- **Available records**:
--- --- ---

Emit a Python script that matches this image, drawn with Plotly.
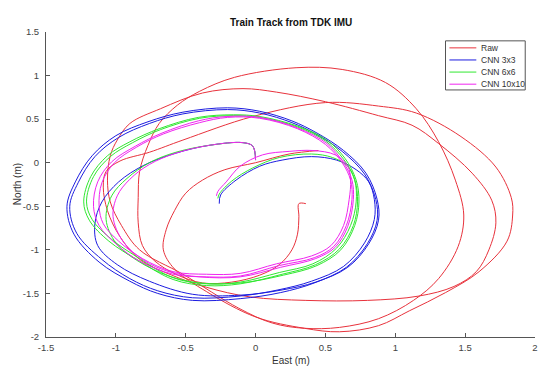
import plotly.graph_objects as go

# Trajectories (East, North) in metres
raw_pts = [
    (0.36, -0.47), (0.31, -0.47), (0.31, -0.62), (0.30, -0.82), (0.26, -1.00), (0.17, -1.17), (0.03, -1.29),
    (-0.17, -1.37), (-0.38, -1.38), (-0.57, -1.28), (-0.72, -1.13),
    (-0.81, -0.95), (-0.84, -0.69), (-0.84, -0.40), (-0.83, -0.10), (-0.77, 0.20), (-0.69, 0.45), (-0.56, 0.66),
    (-0.40, 0.82), (-0.15, 0.98), (0.29, 1.09), (0.62, 1.07), (0.93, 0.92), (1.15, 0.62), (1.31, 0.24),
    (1.43, -0.20), (1.49, -0.60), (1.45, -0.96), (1.31, -1.33), (1.13, -1.58), (0.88, -1.79), (0.60, -1.89),
    (0.35, -1.90), (0.12, -1.84), (-0.12, -1.67), (-0.52, -1.28), (-0.83, -1.00),
    (-0.96, -0.72), (-1.04, -0.45), (-1.06, -0.20), (-1.04, 0.08), (-0.99, 0.26), (-0.90, 0.45), (-0.68, 0.62),
    (-0.38, 0.80), (-0.09, 0.85), (0.15, 0.81), (0.50, 0.70), (0.88, 0.54), (1.12, 0.43), (1.31, 0.22),
    (1.55, -0.12), (1.69, -0.43), (1.72, -0.69), (1.67, -1.00), (1.58, -1.25), (1.42, -1.42), (1.17, -1.53),
    (0.80, -1.58), (0.36, -1.58), (-0.04, -1.54), (-0.35, -1.43), (-0.60, -1.29), (-0.83, -1.11),
    (-0.97, -0.85), (-1.06, -0.55), (-1.09, -0.28), (-1.07, -0.10), (-0.97, 0.02), (-0.76, 0.12), (-0.52, 0.26),
    (-0.02, 0.53), (0.50, 0.69), (0.88, 0.65), (1.15, 0.57), (1.47, 0.30), (1.72, -0.05), (1.83, -0.40),
    (1.84, -0.60), (1.80, -0.90), (1.60, -1.25), (1.36, -1.49), (1.10, -1.70), (0.88, -1.87), (0.60, -1.94),
    (0.35, -1.90), (0.00, -1.77), (-0.35, -1.48), (-0.58, -1.22), (-0.66, -1.00),
    (-0.64, -0.77), (-0.58, -0.55), (-0.50, -0.35), (-0.38, -0.20), (-0.22, -0.08), (0.00, 0.00), (0.24, 0.10),
    (0.45, 0.14),
]

cnn3_pts = [
    (-0.26, -0.47), (-0.25, -0.37), (-0.14, -0.20), (0.03, -0.04), (0.19, 0.03), (0.40, 0.07), (0.58, 0.03),
    (0.72, -0.08), (0.81, -0.22), (0.85, -0.42),
    (0.85, -0.65), (0.78, -0.92), (0.63, -1.19), (0.40, -1.36), (0.16, -1.46), (-0.11, -1.53), (-0.45, -1.55),
    (-0.70, -1.47), (-0.90, -1.33), (-1.10, -1.11), (-1.28, -0.81), (-1.33, -0.50), (-1.27, -0.23), (-1.15, 0.07),
    (-0.98, 0.29), (-0.76, 0.45), (-0.52, 0.56), (-0.20, 0.61), (0.03, 0.57), (0.26, 0.46), (0.43, 0.33),
    (0.62, 0.13), (0.78, -0.13), (0.86, -0.42),
    (0.87, -0.66), (0.80, -0.93), (0.65, -1.20), (0.42, -1.38), (0.18, -1.49), (-0.11, -1.56), (-0.45, -1.58),
    (-0.70, -1.50), (-0.90, -1.36), (-1.12, -1.14), (-1.30, -0.82), (-1.35, -0.50), (-1.29, -0.22), (-1.17, 0.08),
    (-1.00, 0.31), (-0.77, 0.47), (-0.52, 0.58), (-0.20, 0.63), (0.03, 0.59), (0.26, 0.48), (0.44, 0.34),
    (0.63, 0.14), (0.79, -0.12), (0.87, -0.42),
    (0.88, -0.66), (0.81, -0.93), (0.66, -1.20), (0.43, -1.37), (0.19, -1.46), (-0.11, -1.52), (-0.45, -1.51),
    (-0.76, -1.36), (-0.99, -1.17), (-1.13, -0.95), (-1.15, -0.70), (-1.10, -0.45), (-0.98, -0.22), (-0.80, -0.03),
    (-0.57, 0.11), (-0.33, 0.20), (-0.09, 0.23), (-0.02, 0.19), (0.00, 0.03),
]

cnn6_pts = [
    (-0.27, -0.41), (-0.26, -0.36), (-0.17, -0.21), (-0.02, -0.06), (0.17, 0.06), (0.40, 0.10), (0.55, 0.06),
    (0.66, -0.04), (0.71, -0.20),
    (0.72, -0.45), (0.68, -0.72), (0.58, -0.98), (0.41, -1.16), (0.17, -1.26), (-0.11, -1.37), (-0.35, -1.39),
    (-0.59, -1.32), (-0.83, -1.10), (-1.03, -0.88), (-1.17, -0.65), (-1.21, -0.45), (-1.16, -0.16), (-1.04, 0.07),
    (-0.88, 0.23), (-0.68, 0.38), (-0.40, 0.51), (-0.16, 0.54), (0.03, 0.52), (0.30, 0.41), (0.50, 0.25),
    (0.63, 0.04), (0.71, -0.20),
    (0.73, -0.45), (0.70, -0.72), (0.60, -0.99), (0.43, -1.17), (0.19, -1.28), (-0.11, -1.39), (-0.35, -1.41),
    (-0.59, -1.34), (-0.84, -1.12), (-1.05, -0.90), (-1.19, -0.66), (-1.23, -0.45), (-1.18, -0.16), (-1.06, 0.08),
    (-0.90, 0.24), (-0.69, 0.39), (-0.41, 0.52), (-0.16, 0.55), (0.03, 0.53), (0.30, 0.42), (0.51, 0.26),
    (0.64, 0.05), (0.72, -0.20),
    (0.74, -0.45), (0.71, -0.72), (0.61, -1.00), (0.44, -1.18), (0.20, -1.29), (-0.11, -1.38), (-0.40, -1.38),
    (-0.62, -1.30), (-0.85, -1.12), (-1.00, -0.92), (-1.07, -0.65), (-1.03, -0.38), (-0.92, -0.18), (-0.76, 0.00),
    (-0.57, 0.12), (-0.33, 0.20), (-0.09, 0.23), (-0.02, 0.19), (0.00, 0.03),
]

cnn10_pts = [
    (-0.28, -0.38), (-0.27, -0.33), (-0.21, -0.22), (-0.11, -0.04), (0.05, 0.09), (0.24, 0.13), (0.41, 0.14),
    (0.57, 0.09), (0.66, -0.04), (0.68, -0.20),
    (0.67, -0.42), (0.63, -0.72), (0.54, -0.95), (0.40, -1.07), (0.15, -1.16), (-0.11, -1.27), (-0.35, -1.28),
    (-0.59, -1.25), (-0.81, -1.10), (-0.98, -0.90), (-1.09, -0.70), (-1.12, -0.50), (-1.10, -0.23), (-1.01, 0.00),
    (-0.85, 0.18), (-0.66, 0.33), (-0.40, 0.46), (-0.20, 0.52), (0.03, 0.51), (0.30, 0.39), (0.50, 0.21),
    (0.62, 0.00), (0.68, -0.20),
    (0.69, -0.42), (0.65, -0.72), (0.56, -0.96), (0.42, -1.09), (0.17, -1.18), (-0.11, -1.30), (-0.35, -1.31),
    (-0.59, -1.28), (-0.83, -1.13), (-1.00, -0.93), (-1.12, -0.72), (-1.16, -0.50), (-1.13, -0.22), (-1.03, 0.01),
    (-0.86, 0.19), (-0.67, 0.34), (-0.41, 0.48), (-0.21, 0.53), (0.03, 0.52), (0.30, 0.40), (0.51, 0.22),
    (0.63, 0.00), (0.69, -0.20),
    (0.70, -0.42), (0.66, -0.73), (0.57, -0.97), (0.43, -1.10), (0.18, -1.20), (-0.11, -1.31), (-0.40, -1.31),
    (-0.62, -1.25), (-0.80, -1.12), (-0.95, -0.90), (-1.02, -0.62), (-0.99, -0.38), (-0.90, -0.19), (-0.76, -0.02),
    (-0.57, 0.11), (-0.33, 0.20), (-0.09, 0.23), (-0.02, 0.19), (0.00, 0.03),
]

names = ['Raw', 'CNN 3x3', 'CNN 6x6', 'CNN 10x10']
colors = ['#e8323c', '#1c1ce0', '#30e830', '#f025f0']
tracks = [raw_pts, cnn3_pts, cnn6_pts, cnn10_pts]

x_ticks = [-1.5, -1, -0.5, 0, 0.5, 1, 1.5, 2]
y_ticks = [-2, -1.5, -1, -0.5, 0, 0.5, 1, 1.5]

fig = go.Figure()
for name, col, pts in zip(names, colors, tracks):
    fig.add_trace(go.Scatter(
        x=[p[0] for p in pts], y=[p[1] for p in pts], name=name, mode='lines',
        line=dict(color=col, width=1, shape='spline', smoothing=1.0),
    ))

axis_style = dict(showgrid=False, zeroline=False, showline=True, linecolor='#555555', linewidth=1,
                  ticks='inside', ticklen=4, tickcolor='#555555', mirror=False,
                  tickfont=dict(family='Liberation Sans, Arial', size=9.5, color='#444444'))
fig.update_xaxes(range=[-1.5, 2], tickvals=x_ticks, ticktext=[f'{v:g}' for v in x_ticks],
                 ticklabelstandoff=2, **axis_style)
fig.update_yaxes(range=[-2, 1.5], tickvals=y_ticks, ticktext=[f'{v:g}' for v in y_ticks],
                 ticklabelstandoff=4, **axis_style)

fig.update_layout(
    width=550, height=375, showlegend=False,
    margin=dict(l=46, r=13, t=32, b=38),
    paper_bgcolor='white', plot_bgcolor='white',
    font=dict(family='Liberation Sans, Arial', color='#222222'),
)

# title and axis labels
fig.add_annotation(text='<b>Train Track from TDK IMU</b>', xref='paper', yref='paper', x=0.5, y=1.031,
                   showarrow=False, font=dict(size=10, color='#111111'), yanchor='middle')
fig.add_annotation(text='East (m)', xref='paper', yref='paper', x=0.5, y=-0.078,
                   showarrow=False, font=dict(size=10, color='#333333'), yanchor='middle')
fig.add_annotation(text='North (m)', xref='paper', yref='paper', x=-0.058, y=0.5, textangle=-90,
                   showarrow=False, font=dict(size=10, color='#333333'), xanchor='center')

# MATLAB style legend box
fig.add_shape(type='rect', xref='paper', yref='paper', x0=0.817, x1=0.980, y0=0.810, y1=0.971,
              line=dict(color='#555555', width=1), fillcolor='white')
for i, (name, col) in enumerate(zip(names, colors)):
    yy = 0.948 - i * 0.0397
    fig.add_shape(type='line', xref='paper', yref='paper', x0=0.825, x1=0.880, y0=yy, y1=yy,
                  line=dict(color=col, width=1))
    fig.add_annotation(text=name, xref='paper', yref='paper', x=0.886, y=yy, xanchor='left',
                       yanchor='middle', showarrow=False, font=dict(size=8.5, color='#333333'))

# the page body has a default 8px margin; remove it so the figure sits at the window corner
fig.write_html('out.html', config={'displayModeBar': False},
               post_script="document.body.style.margin='0px';")
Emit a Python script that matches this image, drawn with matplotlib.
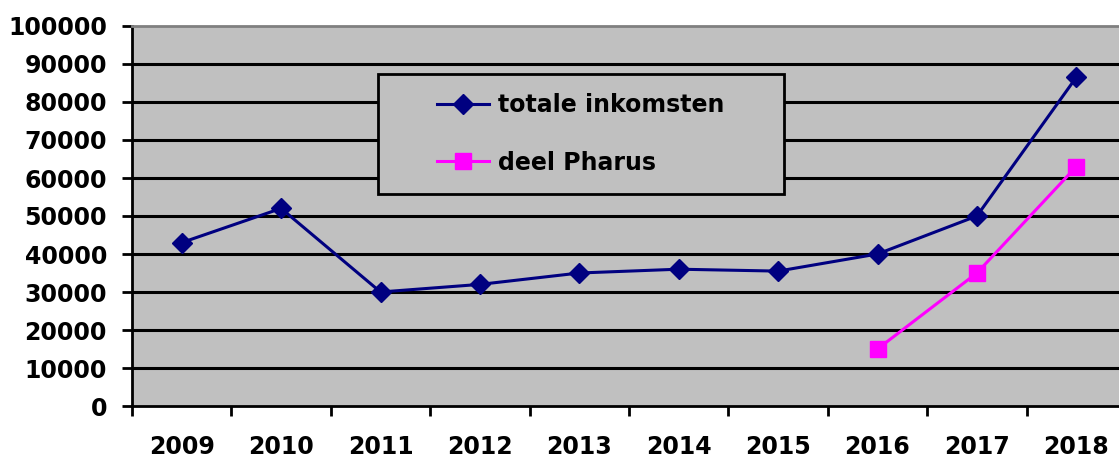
import matplotlib
matplotlib.use("Agg")
import matplotlib.pyplot as plt
from matplotlib.ticker import FixedLocator, NullFormatter
from matplotlib.patches import Rectangle

years = ["2009", "2010", "2011", "2012", "2013", "2014", "2015", "2016", "2017", "2018"]
totale = [43000, 52000, 30000, 32000, 35000, 36000, 35500, 40000, 50000, 86500]
pharus_years = ["2016", "2017", "2018"]
pharus = [15000, 35000, 63000]

plt.rcParams['font.family'] = ['DejaVu Sans']
plt.rcParams['font.weight'] = 'bold'
FS = 17

W, H = 1119, 462
fig = plt.figure(figsize=(W / 100, H / 100), dpi=100)
left, right, top, bottom = 132, 1126, 26, 406
ax = fig.add_axes([left / W, 1 - bottom / H, (right - left) / W, (bottom - top) / H])
ax.set_facecolor('#C0C0C0')

x = list(range(len(years)))
px = [years.index(y) for y in pharus_years]

ax.set_xlim(-0.5, len(years) - 0.5)
ax.set_ylim(0, 100000)
ax.set_yticks(range(0, 100001, 10000))
ax.set_yticklabels([str(v) for v in range(0, 100001, 10000)], fontsize=FS, fontweight='bold')
for v in range(10000, 100000, 10000):
    ax.axhline(v, color='black', lw=2.2, zorder=1)

ax.plot(x, totale, color='#000080', lw=2.2, marker='D', markersize=10.5, zorder=3,
        label='totale inkomsten')
ax.plot(px, pharus, color='#FF00FF', lw=2.2, marker='s', markersize=11, zorder=3,
        label='deel Pharus')

ax.xaxis.set_major_locator(FixedLocator([i + 0.5 for i in range(-1, len(years))]))
ax.xaxis.set_major_formatter(NullFormatter())
ax.xaxis.set_minor_locator(FixedLocator(x))
ax.set_xticklabels(years, minor=True, fontsize=FS, fontweight='bold')
ax.tick_params(axis='x', which='major', length=7, width=2, direction='out')
ax.tick_params(axis='x', which='minor', length=0, pad=21)
ax.tick_params(axis='y', length=7, width=2, direction='out', pad=11)

for s in ['left', 'bottom']:
    ax.spines[s].set_color('black')
    ax.spines[s].set_linewidth(2)
ax.spines['top'].set_color('#808080')
ax.spines['top'].set_linewidth(2)
ax.spines['right'].set_visible(False)

# legend frame
fig.patches.append(Rectangle((378 / W, 1 - 194 / H), (784 - 378) / W, (194 - 74) / H,
                             transform=fig.transFigure, facecolor='#C0C0C0',
                             edgecolor='black', lw=2, zorder=4))
leg = ax.legend(loc='upper left', bbox_to_anchor=(437 / W, 1 - 93 / H),
                bbox_transform=fig.transFigure,
                prop={'weight': 'bold', 'size': FS},
                frameon=False, borderpad=0, labelspacing=1.42,
                handlelength=2.2, handletextpad=0.4, borderaxespad=0)
leg.set_zorder(5)
leg.remove()
fig.add_artist(leg)

fig.savefig('out.png', dpi=100)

--- --- ---

- **What you need to do**: Transcribe exactly, please, the lines between the start of the records above and the line holding "import plotly.graph_objects as go", counting both of those lines and omitting pictures.

- **Answer to this task**:
Emit a Python script that matches this image, drawn with Plotly.
import plotly.graph_objects as go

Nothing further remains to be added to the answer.